++++ Raw data ++++

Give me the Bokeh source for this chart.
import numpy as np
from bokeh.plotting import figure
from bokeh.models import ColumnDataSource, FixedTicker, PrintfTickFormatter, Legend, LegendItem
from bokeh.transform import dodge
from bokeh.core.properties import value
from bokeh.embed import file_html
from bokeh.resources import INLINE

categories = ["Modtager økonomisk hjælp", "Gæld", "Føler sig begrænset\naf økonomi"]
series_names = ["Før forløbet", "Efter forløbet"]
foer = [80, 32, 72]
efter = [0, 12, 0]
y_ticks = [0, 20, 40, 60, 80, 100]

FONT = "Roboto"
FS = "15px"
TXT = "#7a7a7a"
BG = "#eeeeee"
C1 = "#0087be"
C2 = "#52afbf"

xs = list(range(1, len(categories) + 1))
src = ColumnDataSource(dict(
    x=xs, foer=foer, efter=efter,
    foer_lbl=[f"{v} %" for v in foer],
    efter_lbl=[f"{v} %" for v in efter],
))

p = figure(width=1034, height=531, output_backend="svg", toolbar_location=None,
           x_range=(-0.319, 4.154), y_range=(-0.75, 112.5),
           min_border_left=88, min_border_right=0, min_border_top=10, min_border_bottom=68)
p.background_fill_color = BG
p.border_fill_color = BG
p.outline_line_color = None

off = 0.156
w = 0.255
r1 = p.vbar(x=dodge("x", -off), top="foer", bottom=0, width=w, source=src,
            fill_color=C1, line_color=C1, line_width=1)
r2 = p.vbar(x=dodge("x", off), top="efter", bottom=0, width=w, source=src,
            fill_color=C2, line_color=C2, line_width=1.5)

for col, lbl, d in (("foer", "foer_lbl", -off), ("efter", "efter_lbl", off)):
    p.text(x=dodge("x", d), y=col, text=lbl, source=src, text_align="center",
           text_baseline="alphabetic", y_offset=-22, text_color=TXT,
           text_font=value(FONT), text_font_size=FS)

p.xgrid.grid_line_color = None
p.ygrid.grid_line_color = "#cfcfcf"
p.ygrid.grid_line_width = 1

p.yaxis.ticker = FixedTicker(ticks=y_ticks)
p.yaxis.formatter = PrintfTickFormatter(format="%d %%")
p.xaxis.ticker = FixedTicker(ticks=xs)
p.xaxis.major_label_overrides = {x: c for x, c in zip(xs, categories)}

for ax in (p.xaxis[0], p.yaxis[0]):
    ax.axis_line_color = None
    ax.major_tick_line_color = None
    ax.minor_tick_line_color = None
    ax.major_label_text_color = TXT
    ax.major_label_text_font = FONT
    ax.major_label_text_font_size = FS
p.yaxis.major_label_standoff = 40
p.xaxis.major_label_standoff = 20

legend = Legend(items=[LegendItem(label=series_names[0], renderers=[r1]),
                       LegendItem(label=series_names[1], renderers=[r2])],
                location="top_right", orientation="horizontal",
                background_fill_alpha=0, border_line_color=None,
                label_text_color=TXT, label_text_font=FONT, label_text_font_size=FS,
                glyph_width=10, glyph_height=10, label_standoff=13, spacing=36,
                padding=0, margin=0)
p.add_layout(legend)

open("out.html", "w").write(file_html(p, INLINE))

++++
++++ Raw data ++++

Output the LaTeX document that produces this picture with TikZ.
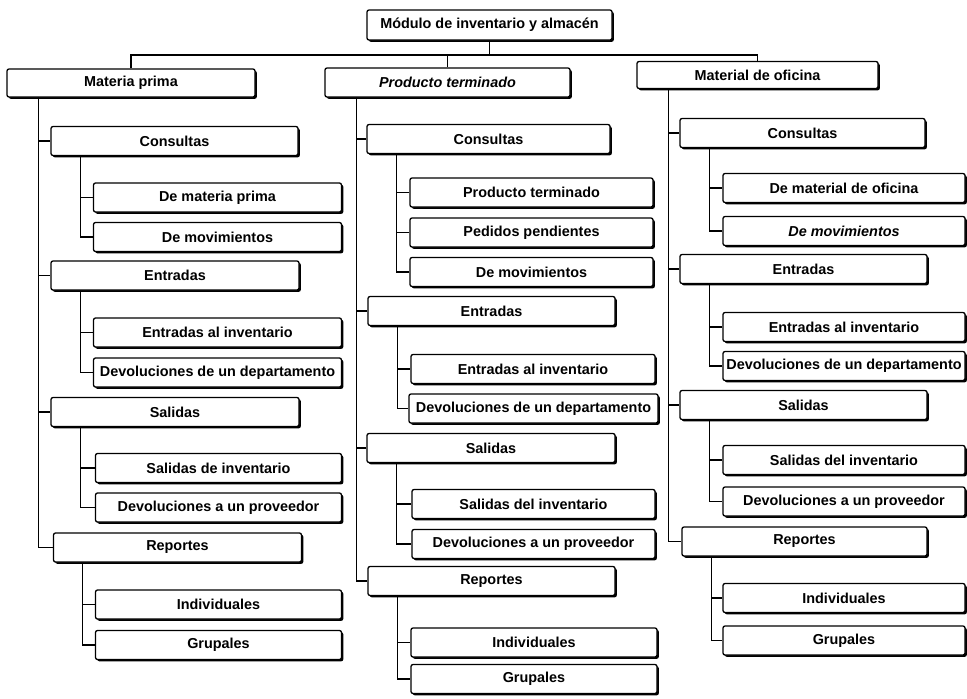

++++
++++ Raw data ++++

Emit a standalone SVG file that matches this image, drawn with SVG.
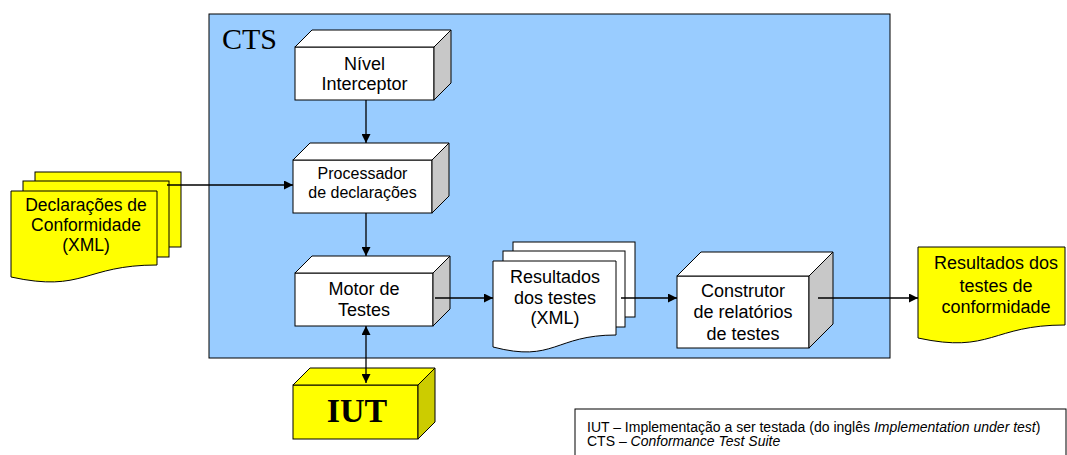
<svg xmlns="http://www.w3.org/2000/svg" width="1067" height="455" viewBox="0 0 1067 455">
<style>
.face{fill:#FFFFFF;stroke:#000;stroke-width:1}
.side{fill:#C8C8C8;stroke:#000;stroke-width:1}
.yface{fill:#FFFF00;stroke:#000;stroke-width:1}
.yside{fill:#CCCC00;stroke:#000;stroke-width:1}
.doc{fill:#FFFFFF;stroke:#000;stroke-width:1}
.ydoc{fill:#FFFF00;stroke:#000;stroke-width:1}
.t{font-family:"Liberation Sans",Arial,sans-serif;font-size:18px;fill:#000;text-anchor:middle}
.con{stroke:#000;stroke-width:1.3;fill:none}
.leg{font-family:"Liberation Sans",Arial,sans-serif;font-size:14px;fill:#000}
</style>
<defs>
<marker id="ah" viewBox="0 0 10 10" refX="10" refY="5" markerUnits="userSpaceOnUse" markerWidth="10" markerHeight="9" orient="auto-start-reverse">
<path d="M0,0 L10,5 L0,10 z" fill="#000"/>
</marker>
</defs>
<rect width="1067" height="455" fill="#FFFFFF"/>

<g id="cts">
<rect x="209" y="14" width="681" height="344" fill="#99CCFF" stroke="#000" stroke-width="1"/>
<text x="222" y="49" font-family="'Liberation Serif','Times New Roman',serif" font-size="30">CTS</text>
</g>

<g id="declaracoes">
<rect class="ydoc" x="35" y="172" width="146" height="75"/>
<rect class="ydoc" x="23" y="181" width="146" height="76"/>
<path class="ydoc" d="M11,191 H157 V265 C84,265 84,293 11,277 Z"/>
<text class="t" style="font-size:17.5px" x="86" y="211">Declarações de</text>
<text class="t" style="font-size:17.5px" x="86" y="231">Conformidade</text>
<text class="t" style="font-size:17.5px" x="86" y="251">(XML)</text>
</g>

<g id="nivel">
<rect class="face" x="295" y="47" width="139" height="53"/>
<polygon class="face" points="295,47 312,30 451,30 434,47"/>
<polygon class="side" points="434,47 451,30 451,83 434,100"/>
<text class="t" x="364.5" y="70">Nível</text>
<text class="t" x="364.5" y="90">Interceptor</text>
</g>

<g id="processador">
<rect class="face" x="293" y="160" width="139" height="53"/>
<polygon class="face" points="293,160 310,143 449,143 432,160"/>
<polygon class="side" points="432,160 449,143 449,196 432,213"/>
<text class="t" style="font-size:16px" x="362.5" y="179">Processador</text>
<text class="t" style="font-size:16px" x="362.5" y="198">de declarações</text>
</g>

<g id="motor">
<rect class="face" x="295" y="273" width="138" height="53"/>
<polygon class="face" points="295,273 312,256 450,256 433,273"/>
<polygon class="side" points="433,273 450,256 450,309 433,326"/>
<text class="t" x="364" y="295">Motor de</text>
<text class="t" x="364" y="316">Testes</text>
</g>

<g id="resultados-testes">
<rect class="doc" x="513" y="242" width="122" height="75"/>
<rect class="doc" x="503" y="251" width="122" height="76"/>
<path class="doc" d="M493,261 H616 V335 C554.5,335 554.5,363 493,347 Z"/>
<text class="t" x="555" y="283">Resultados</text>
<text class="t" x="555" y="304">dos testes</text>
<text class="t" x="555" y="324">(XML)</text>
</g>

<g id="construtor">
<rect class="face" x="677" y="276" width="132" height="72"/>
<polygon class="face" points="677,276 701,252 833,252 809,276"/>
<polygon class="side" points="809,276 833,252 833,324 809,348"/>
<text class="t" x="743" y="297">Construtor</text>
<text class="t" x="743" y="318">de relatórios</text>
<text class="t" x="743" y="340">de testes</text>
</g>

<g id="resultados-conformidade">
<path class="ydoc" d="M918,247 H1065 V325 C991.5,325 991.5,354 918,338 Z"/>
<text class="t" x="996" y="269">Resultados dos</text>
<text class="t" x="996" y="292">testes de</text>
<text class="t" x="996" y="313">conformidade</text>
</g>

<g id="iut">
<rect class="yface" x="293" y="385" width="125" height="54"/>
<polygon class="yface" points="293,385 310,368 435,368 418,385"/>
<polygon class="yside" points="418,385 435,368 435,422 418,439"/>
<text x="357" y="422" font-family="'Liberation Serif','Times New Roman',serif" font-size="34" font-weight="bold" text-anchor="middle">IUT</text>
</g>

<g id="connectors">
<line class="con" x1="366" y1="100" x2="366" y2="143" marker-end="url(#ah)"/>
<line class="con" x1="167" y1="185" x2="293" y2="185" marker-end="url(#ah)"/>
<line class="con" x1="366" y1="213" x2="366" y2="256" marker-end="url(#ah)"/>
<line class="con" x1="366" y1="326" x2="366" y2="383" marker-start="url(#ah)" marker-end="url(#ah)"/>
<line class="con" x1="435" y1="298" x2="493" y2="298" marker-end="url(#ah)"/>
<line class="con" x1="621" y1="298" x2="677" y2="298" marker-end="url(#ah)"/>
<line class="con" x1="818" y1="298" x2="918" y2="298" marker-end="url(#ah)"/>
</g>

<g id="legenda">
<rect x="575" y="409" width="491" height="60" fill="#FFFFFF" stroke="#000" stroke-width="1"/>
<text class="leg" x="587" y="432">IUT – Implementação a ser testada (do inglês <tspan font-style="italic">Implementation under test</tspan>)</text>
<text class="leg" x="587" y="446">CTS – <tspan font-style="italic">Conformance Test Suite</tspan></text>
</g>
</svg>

++++

Among the entries above, locate the lines containing "Give me the Bokeh source for this chart." and "p.outline_line_color = None", and transcribe exactly those two lines and all lines between.

Give me the Bokeh source for this chart.
import numpy as np
from bokeh.plotting import figure
from bokeh.models import ColumnDataSource, FixedTicker, PrintfTickFormatter, Legend, LegendItem
from bokeh.transform import dodge
from bokeh.core.properties import value
from bokeh.embed import file_html
from bokeh.resources import INLINE

categories = ["Modtager økonomisk hjælp", "Gæld", "Føler sig begrænset\naf økonomi"]
series_names = ["Før forløbet", "Efter forløbet"]
foer = [80, 32, 72]
efter = [0, 12, 0]
y_ticks = [0, 20, 40, 60, 80, 100]

FONT = "Roboto"
FS = "15px"
TXT = "#7a7a7a"
BG = "#eeeeee"
C1 = "#0087be"
C2 = "#52afbf"

xs = list(range(1, len(categories) + 1))
src = ColumnDataSource(dict(
    x=xs, foer=foer, efter=efter,
    foer_lbl=[f"{v} %" for v in foer],
    efter_lbl=[f"{v} %" for v in efter],
))

p = figure(width=1034, height=531, output_backend="svg", toolbar_location=None,
           x_range=(-0.319, 4.154), y_range=(-0.75, 112.5),
           min_border_left=88, min_border_right=0, min_border_top=10, min_border_bottom=68)
p.background_fill_color = BG
p.border_fill_color = BG
p.outline_line_color = None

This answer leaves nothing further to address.